Unlike local companies, before foreign companies can set up a company or acquire ownership interests in an existing one, they must submit proof of their formation or incorporation in their countries of origin to the Registry of Companies. They must also file their articles of formation or incorporation, bylaws, their amendments and any other document relating to their legal representatives that may be required to do business.
CORPORATION
A corporation (sociedad anónima or SA in Spanish) has a legal existence separate and distinct from its owners. Its shareholders are limited in liability in terms of the amount they have invested in the corporation.
At least two shareholders are required to form a corporation. Ownership interests are represented by shares of stock, which may or may not be offered to the public. A shareholder is not allowed to hold more than the 90% shares of a corporation.
The operation of these companies is regulated by the corporate bylaws.
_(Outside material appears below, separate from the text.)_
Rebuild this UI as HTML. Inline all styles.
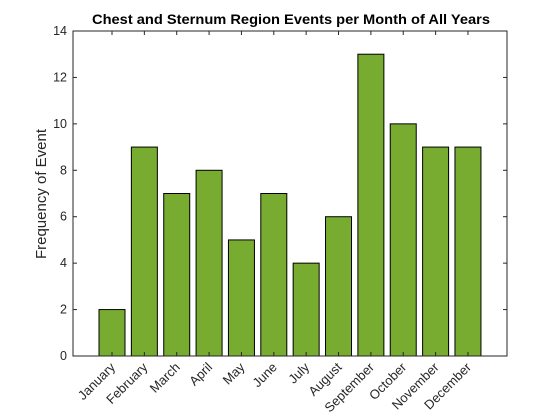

The general business affairs of the corporation are managed by a board of directors, which is made up of one or more members, who may be shareholders or not. The majority of the board members must be Argentine residents. There are no restrictions regarding shareholders’ residency or nationality; however, if the shareholder is a foreign commercial company, it should register first with the Registry of Companies.
The board members are jointly and severally liable, without limitations, to the company, its shareholders and third parties for poor performance – there is a mandatory insurance policy to cover for risks concerning performance; breaking the law and/or bylaws; and any other damage arising from fraud, acting ultra vires (beyond the scope of their authorities) and gross negligence.
LIMITED LIABILITY COMPANY
While a limited liability company (sociedad de responsabilidad limitada or SRL as regulated by Argentine law) shares many characteristics with an SA, there are important differences to highlight:
— An SRL must have at least two members and no more than 50;
— An SA cannot be a member;
— SRLs are not eligible to list on the stock exchange;
— A change in one of the members requires an amendment to the articles of formation;
— The steps to establish an SRL are simpler than an SA; and
— The bylaws are more flexible than an SA.
Ownership interests are represented by membership units (cuotas under Argentine law). As with a corporation, the members’ liability is limited to the number of units to which they subscribe. A member may acquire one or more units. There are no statutory restrictions on the transfer of units, but the bylaws may contain imposed by law, although they may be imposed by the bylaws.
An SRL is administered and represented by one or more managers, who may or may not be members.
The managers’ liability may be several, but not joint, or joint and several, depending on the management’s organization and the provisions of the bylaws or articles of formation.
An SRL may be created through either a public deed (i.e., certified by a notary) or private (i.e., contract) instrument which must be filed with the Registry of Companies corresponding to its domicile.
No minimum capital is required, but the capital should be in line with the company’s purpose.
FOREIGN COMPANIES WITH OWNERSHIP INTERESTS IN AN ARGENTINE COMPANY
A foreign company that wishes to purchase ownership interests in a new or existing company must also meet the requirements mentioned above, but first register the company with the Registry of Companies. This procedure involves the following steps:
— Prove that it has been formed or incorporated in accordance with the laws in force in its home country.
— File the company’s original articles of formation or incorporation, their amendments and any other qualifying documents, amendments and documents related to its legal representatives with the relevant Registry of Companies (if a corporation, these documents must also be filed with the Registry of Corporations).
— Submit the resolution whereby it was decided to register the foreign company in Argentina in order to establish the local company or purchase ownership interest in a local company, which must include the closing date of the fiscal year, the principal place of business in Argentina and the designated legal representative.
— Notify the existence of any legal prohibition or restriction in the company’s home country to carry out any of its activities, demonstrated by the company’s articles of formation or incorporation and their amendments, if any.
— Provide evidence that the company meets at least one of the following requirements outside
Argentina on the date of application for registration:
— Existence of one or more branches or representative offices, proven by the relevant good standing certificates issued by the appropriate authorities in their respective locations.
As always, seek independent legal advice when starting a new enterprise.